The paper tackles the challenge of training large AI models on resource-constrained edge devices by introducing a Networked Mixture-of-Experts system that enables collaborative inference and a federated learning framework for training, demonstrating efficacy through extensive experiments.
Recent advancements in large artificial intelligence models (LAMs) are driving significant innovations in mobile edge computing within next-generation wireless networks. However, the substantial demands for computational resources and large-scale training data required to train LAMs conflict with the limited storage and computational capacity of edge devices, posing significant challenges to training and deploying LAMs at the edge.

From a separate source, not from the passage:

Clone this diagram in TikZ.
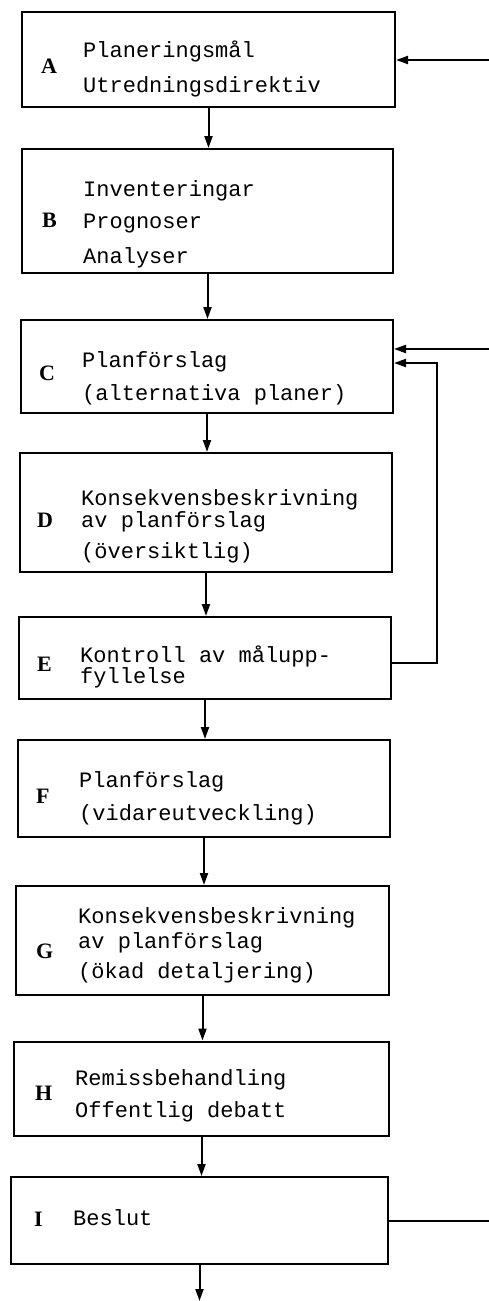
\documentclass[tikz,border=0pt]{standalone}
\usepackage{fontspec}
\setmainfont{Liberation Serif}
\newfontfamily\typew{Liberation Mono}
\usetikzlibrary{arrows.meta}
\tikzset{
  box/.style={draw, line width=2pt, rectangle, inner sep=0pt},
  txt/.style={anchor=base west, inner sep=0pt, font=\typew\fontsize{22}{26}\selectfont},
  tag/.style={anchor=base west, inner sep=0pt, font=\bfseries\fontsize{22}{26}\selectfont},
  link/.style={line width=2pt},
  arr/.style={line width=2pt, -{Triangle[length=12pt,width=8pt]}}
}
\begin{document}
\begin{tikzpicture}[x=1pt,y=-1pt]
\useasboundingbox (0,0) rectangle (489,1301);

% boxes: (left,top) to (right,bottom)
\node[box, minimum width=373pt, minimum height=95pt] (A) at (208.5,59.5) {};
\node[box, minimum width=371pt, minimum height=124pt] (B) at (207.5,211) {};
\node[box, minimum width=372pt, minimum height=93pt] (C) at (207,366.5) {};
\node[box, minimum width=372pt, minimum height=119pt] (D) at (206,512.5) {};
\node[box, minimum width=372pt, minimum height=82pt] (E) at (205,658) {};
\node[box, minimum width=372pt, minimum height=97pt] (F) at (204,788.5) {};
\node[box, minimum width=373pt, minimum height=109pt] (G) at (202.5,940.5) {};
\node[box, minimum width=375pt, minimum height=94pt] (H) at (201.5,1088.5) {};
\node[box, minimum width=377pt, minimum height=87pt] (I) at (199.5,1220.5) {};

% A
\node[tag] (tA) at (41,73) {A};
\node[txt] (a1) at (83,57) {Planeringsmål};
\node[txt] (a2) at (83,92) {Utredningsdirektiv};
% B
\node[tag] (tB) at (42,227) {B};
\node[txt] (b1) at (83,196) {Inventeringar};
\node[txt] (b2) at (83,228) {Prognoser};
\node[txt] (b3) at (83,263) {Analyser};
% C
\node[tag] (tC) at (39,380) {C};
\node[txt] (c1) at (82,367) {Planförslag};
\node[txt] (c2) at (82,400) {(alternativa planer)};
% D
\node[tag] (tD) at (37,527) {D};
\node[txt] (d1) at (81,505) {Konsekvensbeskrivning};
\node[txt] (d2) at (81,527) {av planförslag};
\node[txt] (d3) at (81,558) {(översiktlig)};
% E
\node[tag] (tE) at (37,671) {E};
\node[txt] (e1) at (80,662) {Kontroll av målupp-};
\node[txt] (e2) at (80,683) {fyllelse};
% F
\node[tag] (tF) at (36,803) {F};
\node[txt] (f1) at (79,787) {Planförslag};
\node[txt] (f2) at (79,820) {(vidareutveckling)};
% G
\node[tag] (tG) at (36,958) {G};
\node[txt] (g1) at (78,923) {Konsekvensbeskrivning};
\node[txt] (g2) at (78,948) {av planförslag};
\node[txt] (g3) at (78,978) {(ökad detaljering)};
% H
\node[tag] (tH) at (35,1100) {H};
\node[txt] (h1) at (75,1085) {Remissbehandling};
\node[txt] (h2) at (75,1117) {Offentlig debatt};
% I
\node[tag] (tI) at (34,1226) {I};
\node[txt] (i1) at (73,1225) {Beslut};

% main flow
\draw[arr] (A.south) -- (A.south |- B.north);
\draw[arr] (B.south) -- (B.south |- C.north);
\draw[arr] (C.south) -- (C.south |- D.north);
\draw[arr] (D.south) -- (D.south |- E.north);
\draw[arr] (E.south) -- (E.south |- F.north);
\draw[arr] (F.south) -- (F.south |- G.north);
\draw[arr] (G.south) -- (G.south |- H.north);
\draw[arr] (H.south) -- (H.south |- I.north);
\coordinate (out) at (199.5,1301);
\draw[arr] (I.south) -- (out);

% feedback lines
\coordinate (fa) at (489,60);
\coordinate (fc) at (489,349);
\coordinate (fi) at (489,1221);
\coordinate (eout) at (391,663);
\coordinate (loop) at (437,363);
\draw[arr] (fa) -- (fa -| A.east);
\draw[arr] (fc) -- (fc -| C.east);
\draw[link] (fi -| I.east) -- (fi);
\draw[arr] (eout) -| (loop) -- (loop -| C.east);
\end{tikzpicture}
\end{document}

In this work, we introduce the Networked Mixture-of-Experts (NMoE) system, in which clients infer collaboratively by distributing tasks to suitable neighbors based on their expertise and aggregate the returned results. For training the NMoE, we propose a federated learning framework that integrates both supervised and self-supervised learning to balance personalization and generalization, while preserving communication efficiency and data privacy. We conduct extensive experiments to demonstrate the efficacy of the proposed NMoE system, providing insights and benchmarks for the NMoE training algorithms.